[BEGIN]
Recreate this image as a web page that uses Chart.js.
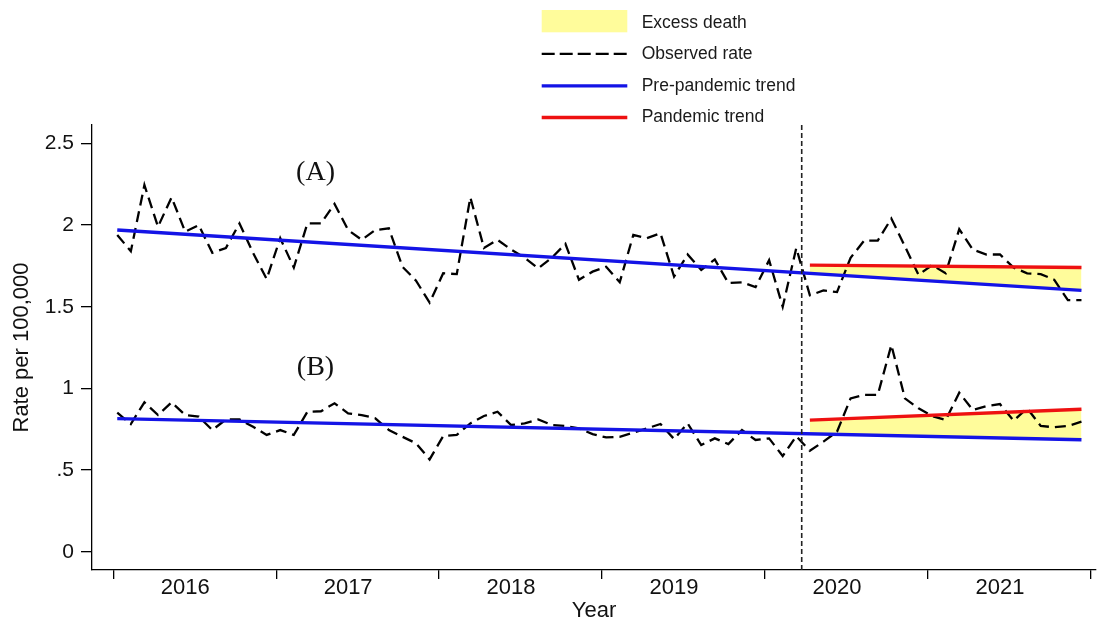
<!DOCTYPE html>
<html><head><meta charset="utf-8">
<script src="https://cdn.jsdelivr.net/npm/chart.js@4"></script>
<style>html,body{margin:0;padding:0;background:#fff}canvas{display:block}</style>
</head><body>
<canvas id="c" width="1100" height="624"></canvas>
<script>
// Month index: 0 = Jan 2016 ... 71 = Dec 2021
const observedA = [1.94,1.84,2.245,1.99,2.17,1.96,2.0,1.83,1.86,2.01,1.83,1.67,
  1.92,1.74,2.01,2.01,2.13,1.97,1.91,1.97,1.98,1.745,1.66,1.525,
  1.705,1.70,2.17,1.86,1.91,1.85,1.80,1.735,1.80,1.885,1.665,1.715,
  1.745,1.65,1.94,1.92,1.95,1.685,1.82,1.725,1.79,1.645,1.65,1.62,
  1.785,1.50,1.86,1.57,1.60,1.59,1.80,1.905,1.905,2.04,1.87,1.695,
  1.755,1.705,1.975,1.85,1.82,1.82,1.74,1.705,1.70,1.665,1.54,1.54];
const observedB = [0.851,0.782,0.915,0.837,0.915,0.837,0.827,0.745,0.81,0.81,0.765,0.715,
  0.745,0.715,0.857,0.86,0.909,0.847,0.837,0.817,0.745,0.704,0.664,0.565,
  0.708,0.715,0.786,0.831,0.857,0.776,0.786,0.81,0.776,0.77,0.755,0.72,
  0.70,0.704,0.729,0.755,0.782,0.69,0.786,0.653,0.694,0.659,0.745,0.684,
  0.694,0.586,0.708,0.618,0.674,0.735,0.939,0.96,0.96,1.266,0.939,0.878,
  0.831,0.806,0.974,0.868,0.892,0.904,0.802,0.878,0.77,0.762,0.77,0.796];

const preTrendX = [0, 71];
const preTrendA = [1.97, 1.60];
const preTrendB = [0.815, 0.686];
const pandemicTrendX = [51, 71];
const pandemicTrendA = [1.755, 1.74];
const pandemicTrendB = [0.806, 0.872];
const pandemicStart = 50.4;

const yTickValues = [0, 0.5, 1, 1.5, 2, 2.5];
const yTickLabels = ['0', '.5', '1', '1.5', '2', '2.5'];
const yearLabels = ['2016', '2017', '2018', '2019', '2020', '2021'];
const yearLabelPos = [5, 17, 29, 41, 53, 65];
const yearTickPos = [-0.3, 11.7, 23.7, 35.7, 47.7, 59.7, 71.7];
const panelLabels = ['(A)', '(B)'];
const panelLabelX = [14.6, 14.6];
const panelLabelY = [2.32, 1.125];
const legendLabels = ['Excess death', 'Observed rate', 'Pre-pandemic trend', 'Pandemic trend'];

const xMin = -1.86, xMax = 72.07, yMin = -0.112, yMax = 2.613;

const FILL = 'rgb(255,252,155)';
const BLUE = '#1414E6';
const RED = '#EE1111';
const SANS = "'Liberation Sans', Arial, Helvetica, sans-serif";

const pts = (xs, ys) => ys.map((v, i) => ({x: xs[i], y: v}));
const series = ys => ys.map((v, i) => ({x: i, y: v}));

const legendPlugin = {
  id: 'customLegend',
  afterDraw(chart) {
    const c = chart.ctx;
    c.save();
    const x0 = 541.7, x1 = 627.3, tx = 641.7;
    const rows = [22.7, 53.8, 85.9, 117.5];
    c.fillStyle = FILL;
    c.fillRect(x0, 10, x1 - x0, 22.3);
    c.lineCap = 'butt';
    c.strokeStyle = '#000'; c.lineWidth = 2.2; c.setLineDash([13, 5]);
    c.beginPath(); c.moveTo(x0, rows[1]); c.lineTo(x1, rows[1]); c.stroke();
    c.setLineDash([]);
    c.lineWidth = 3.4;
    c.strokeStyle = BLUE; c.beginPath(); c.moveTo(x0, rows[2]); c.lineTo(x1, rows[2]); c.stroke();
    c.strokeStyle = RED; c.beginPath(); c.moveTo(x0, rows[3]); c.lineTo(x1, rows[3]); c.stroke();
    c.fillStyle = '#1a1a1a';
    c.font = '17.5px ' + SANS;
    c.textBaseline = 'middle'; c.textAlign = 'left';
    legendLabels.forEach((t, i) => c.fillText(t, tx, rows[i]));
    c.restore();
  }
};

const panelPlugin = {
  id: 'panelLabels',
  afterDatasetsDraw(chart) {
    const c = chart.ctx, xs = chart.scales.x, ys = chart.scales.y;
    c.save();
    c.fillStyle = '#111';
    c.font = "28px 'Liberation Serif', 'Times New Roman', serif";
    c.textAlign = 'center'; c.textBaseline = 'middle';
    panelLabels.forEach((t, i) => c.fillText(t, xs.getPixelForValue(panelLabelX[i]), ys.getPixelForValue(panelLabelY[i])));
    c.restore();
  }
};

new Chart(document.getElementById('c'), {
  type: 'line',
  data: {
    datasets: [
      {label: 'fillA', data: pts(pandemicTrendX, pandemicTrendA), borderWidth: 0, borderColor: 'rgba(0,0,0,0)', backgroundColor: FILL, fill: {target: 4}, order: 10},
      {label: 'fillB', data: pts(pandemicTrendX, pandemicTrendB), borderWidth: 0, borderColor: 'rgba(0,0,0,0)', backgroundColor: FILL, fill: {target: 5}, order: 10},
      {label: 'Observed A', data: series(observedA), borderColor: '#000', borderWidth: 2.3, borderDash: [11, 6], fill: false, order: 5},
      {label: 'Observed B', data: series(observedB), borderColor: '#000', borderWidth: 2.3, borderDash: [11, 6], fill: false, order: 5},
      {label: 'Pre A', data: pts(preTrendX, preTrendA), borderColor: BLUE, borderWidth: 3.4, fill: false, order: 3},
      {label: 'Pre B', data: pts(preTrendX, preTrendB), borderColor: BLUE, borderWidth: 3.4, fill: false, order: 3},
      {label: 'Pand A', data: pts(pandemicTrendX, pandemicTrendA), borderColor: RED, borderWidth: 3.4, fill: false, order: 2},
      {label: 'Pand B', data: pts(pandemicTrendX, pandemicTrendB), borderColor: RED, borderWidth: 3.4, fill: false, order: 2},
      {label: 'Pandemic start', data: [{x: pandemicStart, y: yMin}, {x: pandemicStart, y: yMax}], borderColor: '#222', borderWidth: 1.6, borderDash: [5, 3], fill: false, order: 1}
    ]
  },
  options: {
    responsive: false,
    animation: false,
    elements: {point: {radius: 0, hoverRadius: 0}, line: {tension: 0}},
    layout: {padding: {top: 125, right: 4, left: 0, bottom: 0}},
    plugins: {legend: {display: false}, tooltip: {enabled: false}},
    scales: {
      x: {
        type: 'linear', min: xMin, max: xMax,
        afterFit(s) { s.height = 54; },
        afterBuildTicks(s) {
          s.ticks = yearTickPos.map(v => ({value: v})).concat(yearLabelPos.map(v => ({value: v})));
        },
        ticks: {
          autoSkip: false, maxRotation: 0, padding: -2, color: '#111',
          font: {family: SANS, size: 22, lineHeight: 1},
          callback(v) { const k = yearLabelPos.indexOf(v); return k >= 0 ? yearLabels[k] : ''; }
        },
        grid: {
          drawOnChartArea: false, drawTicks: true, tickLength: 9, lineWidth: 1.3, tickWidth: 1.3,
          tickColor(ctx) { return ctx.tick && yearTickPos.indexOf(ctx.tick.value) >= 0 ? '#000' : 'rgba(0,0,0,0)'; }
        },
        border: {display: true, color: '#000', width: 1.3},
        title: {display: true, text: 'Year', color: '#111', font: {family: SANS, size: 22, lineHeight: 1.2}, padding: {top: 0, bottom: 0}}
      },
      y: {
        type: 'linear', min: yMin, max: yMax,
        afterFit(s) { s.width = 92; },
        afterBuildTicks(s) { s.ticks = yTickValues.map(v => ({value: v})); },
        ticks: {
          padding: 7, color: '#111',
          font: {family: SANS, size: 21},
          callback(v) { const k = yTickValues.indexOf(v); return k >= 0 ? yTickLabels[k] : ''; }
        },
        grid: {drawOnChartArea: false, drawTicks: true, tickLength: 11, lineWidth: 1.3, tickWidth: 1.3, tickColor: '#000'},
        border: {display: true, color: '#000', width: 1.3},
        title: {display: true, text: 'Rate per 100,000', color: '#111', font: {family: SANS, size: 22, lineHeight: 1.2}, padding: {top: 9, bottom: 0}}
      }
    }
  },
  plugins: [legendPlugin, panelPlugin]
});
</script>
</body></html>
[END]
Give back exactly the lines from the first line of the data through the line with "const pandemicStart = 50.4;", pictures excluded.

Recreate this image as a web page that uses Chart.js.
<!DOCTYPE html>
<html><head><meta charset="utf-8">
<script src="https://cdn.jsdelivr.net/npm/chart.js@4"></script>
<style>html,body{margin:0;padding:0;background:#fff}canvas{display:block}</style>
</head><body>
<canvas id="c" width="1100" height="624"></canvas>
<script>
// Month index: 0 = Jan 2016 ... 71 = Dec 2021
const observedA = [1.94,1.84,2.245,1.99,2.17,1.96,2.0,1.83,1.86,2.01,1.83,1.67,
  1.92,1.74,2.01,2.01,2.13,1.97,1.91,1.97,1.98,1.745,1.66,1.525,
  1.705,1.70,2.17,1.86,1.91,1.85,1.80,1.735,1.80,1.885,1.665,1.715,
  1.745,1.65,1.94,1.92,1.95,1.685,1.82,1.725,1.79,1.645,1.65,1.62,
  1.785,1.50,1.86,1.57,1.60,1.59,1.80,1.905,1.905,2.04,1.87,1.695,
  1.755,1.705,1.975,1.85,1.82,1.82,1.74,1.705,1.70,1.665,1.54,1.54];
const observedB = [0.851,0.782,0.915,0.837,0.915,0.837,0.827,0.745,0.81,0.81,0.765,0.715,
  0.745,0.715,0.857,0.86,0.909,0.847,0.837,0.817,0.745,0.704,0.664,0.565,
  0.708,0.715,0.786,0.831,0.857,0.776,0.786,0.81,0.776,0.77,0.755,0.72,
  0.70,0.704,0.729,0.755,0.782,0.69,0.786,0.653,0.694,0.659,0.745,0.684,
  0.694,0.586,0.708,0.618,0.674,0.735,0.939,0.96,0.96,1.266,0.939,0.878,
  0.831,0.806,0.974,0.868,0.892,0.904,0.802,0.878,0.77,0.762,0.77,0.796];

const preTrendX = [0, 71];
const preTrendA = [1.97, 1.60];
const preTrendB = [0.815, 0.686];
const pandemicTrendX = [51, 71];
const pandemicTrendA = [1.755, 1.74];
const pandemicTrendB = [0.806, 0.872];
const pandemicStart = 50.4;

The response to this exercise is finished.